Famosi o meno, gli ospiti sono ospiti, non clienti. L’hotel da sempre registra i loro gusti: fiori preferiti, modo di rimboccare il letto o di mettere in ordine le cravatte. Lenzuola e salviette vengono cambiate da una a tre volte al giorno, e la lavanderia è a disposizione anche di notte, per qualunque esigenza. Lasci un paio di occhiali in camera? Al prossimo soggiorno li ritroverai nello stesso posto. Vuoi ballare nella suite come Gary Cooper e Audrey Hepburn in Arianna? Il room service ti manda subito l’orchestra.
Il cinema, al pari della moda, ha sempre fatto tappa al Ritz: tanti con il set (Woody Allen e Ron Howard i più recenti); tutti, da Humphrey Bogart a Tim Burton, dormendo nelle sue camere. Ingrid Bergman, nel giugno del 1945, fu corteggiata da Robert Capa e Irwing Shaw. In un biglietto che le fecero recapitare si legge tra l’altro: “Avevamo l’intenzione di inviarle qualche fiore insieme a questo invito a cena per stasera. Dopo esserci consultati, ci siamo resi conto che potevamo permetterci o i fiori o la cena, non entrambi”. Un capolavoro. Sulla storia recente, invece, la privacy è assoluta: fosse l’ultima sera di lady D. o i capricci da diva di Madonna.
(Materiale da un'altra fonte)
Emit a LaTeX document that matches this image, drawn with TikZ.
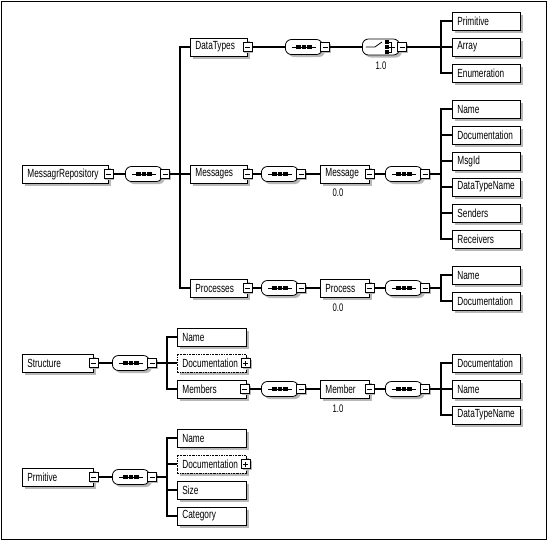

Un asettico comunicato chiude il “secondo regno” del Ritz. L’hotel si impegna ad “accompagnare individualmente” ciascuno dei suoi 500 dipendenti, al fine di “identificare al meglio le loro aspettative”. Il portiere Serge confessa che gli mancheranno molto gli ospiti: sono la sua vita. Magari anche il lavoro.